● Available data
══════

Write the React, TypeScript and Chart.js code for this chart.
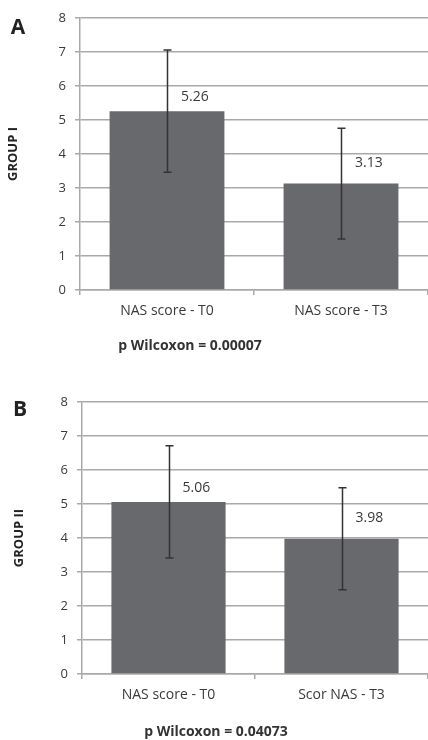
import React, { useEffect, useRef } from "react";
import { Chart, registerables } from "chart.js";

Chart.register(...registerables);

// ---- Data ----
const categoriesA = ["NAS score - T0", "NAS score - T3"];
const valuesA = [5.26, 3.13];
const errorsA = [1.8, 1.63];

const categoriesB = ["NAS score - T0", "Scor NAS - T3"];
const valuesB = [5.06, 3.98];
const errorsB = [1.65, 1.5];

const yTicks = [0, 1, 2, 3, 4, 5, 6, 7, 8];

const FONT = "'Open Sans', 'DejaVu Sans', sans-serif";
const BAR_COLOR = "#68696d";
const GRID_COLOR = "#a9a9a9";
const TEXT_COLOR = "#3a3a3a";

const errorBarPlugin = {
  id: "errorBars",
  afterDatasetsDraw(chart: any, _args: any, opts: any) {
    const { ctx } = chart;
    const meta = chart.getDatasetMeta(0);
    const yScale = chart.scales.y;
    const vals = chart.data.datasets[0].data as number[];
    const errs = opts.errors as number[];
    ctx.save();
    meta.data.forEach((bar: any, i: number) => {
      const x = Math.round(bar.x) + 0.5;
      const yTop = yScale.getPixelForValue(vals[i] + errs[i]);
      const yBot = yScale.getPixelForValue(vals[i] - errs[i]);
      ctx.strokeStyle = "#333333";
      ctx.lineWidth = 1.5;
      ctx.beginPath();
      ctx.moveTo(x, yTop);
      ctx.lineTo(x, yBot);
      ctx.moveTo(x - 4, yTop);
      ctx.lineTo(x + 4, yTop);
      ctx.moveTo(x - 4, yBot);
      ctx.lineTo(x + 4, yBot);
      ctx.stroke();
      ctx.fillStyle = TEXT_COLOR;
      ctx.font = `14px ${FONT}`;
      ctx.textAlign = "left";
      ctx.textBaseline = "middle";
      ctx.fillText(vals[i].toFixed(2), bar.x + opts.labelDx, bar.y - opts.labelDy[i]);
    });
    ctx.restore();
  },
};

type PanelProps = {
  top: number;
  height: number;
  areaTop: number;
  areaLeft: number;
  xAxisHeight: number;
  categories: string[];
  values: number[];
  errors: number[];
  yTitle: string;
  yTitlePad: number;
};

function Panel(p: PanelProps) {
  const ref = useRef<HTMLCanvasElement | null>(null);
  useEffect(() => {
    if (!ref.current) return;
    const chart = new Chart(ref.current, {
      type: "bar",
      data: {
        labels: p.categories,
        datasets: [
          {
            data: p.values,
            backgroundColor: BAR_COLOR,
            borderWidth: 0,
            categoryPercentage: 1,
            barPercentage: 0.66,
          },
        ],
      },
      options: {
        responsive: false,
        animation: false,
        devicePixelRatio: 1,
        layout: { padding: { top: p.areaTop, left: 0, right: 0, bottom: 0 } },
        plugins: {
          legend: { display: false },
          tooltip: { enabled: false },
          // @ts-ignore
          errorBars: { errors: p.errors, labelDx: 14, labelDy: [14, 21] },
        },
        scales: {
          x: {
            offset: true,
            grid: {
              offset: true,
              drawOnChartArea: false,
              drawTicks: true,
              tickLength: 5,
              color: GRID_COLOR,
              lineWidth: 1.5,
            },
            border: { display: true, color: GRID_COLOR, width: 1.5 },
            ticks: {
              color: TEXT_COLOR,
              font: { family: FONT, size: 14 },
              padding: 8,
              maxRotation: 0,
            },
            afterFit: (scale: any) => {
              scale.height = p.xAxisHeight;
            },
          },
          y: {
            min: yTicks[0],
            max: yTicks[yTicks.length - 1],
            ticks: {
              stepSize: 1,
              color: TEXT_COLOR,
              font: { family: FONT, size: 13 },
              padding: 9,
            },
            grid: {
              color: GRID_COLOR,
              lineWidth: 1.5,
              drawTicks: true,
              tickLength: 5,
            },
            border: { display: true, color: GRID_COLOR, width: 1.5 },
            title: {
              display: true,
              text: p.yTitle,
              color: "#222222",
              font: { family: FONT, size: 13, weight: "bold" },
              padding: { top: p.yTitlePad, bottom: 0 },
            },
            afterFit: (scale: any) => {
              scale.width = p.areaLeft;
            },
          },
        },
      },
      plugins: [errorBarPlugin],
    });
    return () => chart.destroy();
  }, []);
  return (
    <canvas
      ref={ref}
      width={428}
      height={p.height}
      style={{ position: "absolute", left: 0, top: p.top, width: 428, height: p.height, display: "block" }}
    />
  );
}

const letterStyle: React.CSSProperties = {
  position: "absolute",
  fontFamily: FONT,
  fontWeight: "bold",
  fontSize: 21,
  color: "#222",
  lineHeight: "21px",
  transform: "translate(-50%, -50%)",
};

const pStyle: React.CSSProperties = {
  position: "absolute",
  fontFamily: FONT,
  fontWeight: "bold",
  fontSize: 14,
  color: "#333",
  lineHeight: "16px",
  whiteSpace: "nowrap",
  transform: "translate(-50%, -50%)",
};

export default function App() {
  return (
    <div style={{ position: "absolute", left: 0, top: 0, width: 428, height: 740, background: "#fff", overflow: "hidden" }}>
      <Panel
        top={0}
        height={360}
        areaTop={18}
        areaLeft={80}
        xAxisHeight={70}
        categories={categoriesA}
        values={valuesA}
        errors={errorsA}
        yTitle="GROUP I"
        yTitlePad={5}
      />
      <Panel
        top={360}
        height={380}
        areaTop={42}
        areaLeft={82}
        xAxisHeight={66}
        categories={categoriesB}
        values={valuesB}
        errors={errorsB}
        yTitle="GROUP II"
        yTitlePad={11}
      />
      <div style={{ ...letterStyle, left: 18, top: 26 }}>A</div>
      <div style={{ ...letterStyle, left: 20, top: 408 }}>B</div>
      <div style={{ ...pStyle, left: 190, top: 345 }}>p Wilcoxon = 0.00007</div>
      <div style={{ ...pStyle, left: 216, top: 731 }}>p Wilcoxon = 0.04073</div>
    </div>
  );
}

══════

● Short exercise
Repeat the lines of the listing above verbatim, beginning at its first line and ending at the line containing "Chart.register(...registerables);", which is included. Omit pictures.

● Full response
Write the React, TypeScript and Chart.js code for this chart.
import React, { useEffect, useRef } from "react";
import { Chart, registerables } from "chart.js";

Chart.register(...registerables);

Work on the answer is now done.